30/08/2024

São Jorge das fajãs

Estamos algures em São Jorge, num dia quente de Agosto, a olhar uma fajã bem lá no fundo. A descida nem se afigura complicada, mas cada passo adicional pelo trilho abaixo seria cobrado com altíssimos juros na subida. Os que fazem o caminho todo é porque tencionam pelo menos pernoitar. Espera-os um quintal para amanhar e levam consigo o suficiente para ficarem dois ou três dias. Vistas a esta distância as casas parecem de brinquedo, e de perto também não são para levar muito a sério: são no máximo compostas por duas divisões e não é certo que disponham de água canalizada, saneamento ou electricidade.

Há fajãs mais acessíveis, servidas por ziguezagueantes estradas asfaltadas ou de terra batida transitáveis por veículos motorizados. Contudo, as fajãs a que só se chega a pé por caminhos esconsos são um estímulo para a imaginação e um atavismo desafiante neste século de turismo de massas. As vidas intermitentes que lá decorrem só podem ser vagarosas, formatadas pela lonjura e pela privação ainda que voluntária. Para melhor as respeitarmos, preferimos efabulá-las em vez de tentar conhecê-las de perto.

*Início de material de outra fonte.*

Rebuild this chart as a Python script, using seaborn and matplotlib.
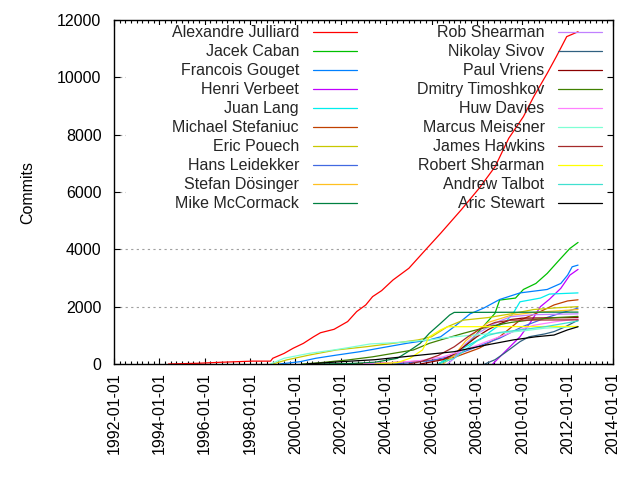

São Jorge: caminho para a Fajã do Mero
À Fajã do Mero, quase a meio da costa norte da ilha, é possível hoje chegar por estradão: desce-se do Norte Pequeno à fajã da Penedia e depois continua-se para oeste por uma via que atravessa várias outras fajãs, uma delas com uma pequena capela. Na Fajã do Mero propriamente dita há três ou quatro casas rodeadas por dois hectares (se tanto) de terrenos para cultivo dispostos em socalcos. Quem sabe se tão exígua área de produção não sustentou, outrora, famílias inteiras? Em tempos não motorizados o acesso era outro, por trilhos íngremes talhados na encosta densamente florestada, ainda hoje abertos à fruição de turistas como nós. O temor da subida cedo nos fez desistir da descida, mas pudemos perceber, pelas obras em curso, como o progresso, neste caso sob a forma da electrificação, se vai lentamente acercando da fajã. Quem já se instalou há muito, e de forma avassaladora, foram o incenso (Pittosporum undulatum) e muitas outras invasoras vegetais temíveis, e é por isso que a vista prodigiosa nos deixa um certo amargo de boca, parcialmente atenuado pelos encontros com o Asplenium hemionitis e com a endémica Carex leviosa (que, em São Jorge, vimos só neste local).

Fajã do Nortezinho (ao fundo) com Erica azorica em primeiro plano
A Fajã do Nortezinho fica quase no extremo oriental de São Jorge, também na costa norte. É uma fajã elevada, quase cem metros acima do nível do mar, mas o único modo de lá chegarmos, por um caminho largo e sem obstáculos, é a pé, com o desnível do percurso excedendo os 450 metros. Na fajã só existe uma casa, que, a julgar pelas imagens de satélite, terá sido construída há uns quinze anos. Da próxima vez que formos a São Jorge reservaremos tempo e fôlego para não nos quedarmos, como desta vez, a meio da descida. Aquela casa esconde um mistério que, na verdade, pouco nos interessa desvendar. Atraem-nos mais as grandes urzes recortadas contra o azul do mar, acompanhadas por paus-brancos, folhados e faias, e por um elenco de herbáceas (como o Ammi trifoliatum e a Scabiosa nitens) que só existem nos Açores e que, para nós, já são parte da família.

1 comentário :

bettips disse...

Sejam bem regressados! Mais uma vez com imagens da nossa terra profunda. A nossa gente que resiste, bem como os seres vegetais mais ínfimos. Mas importantes.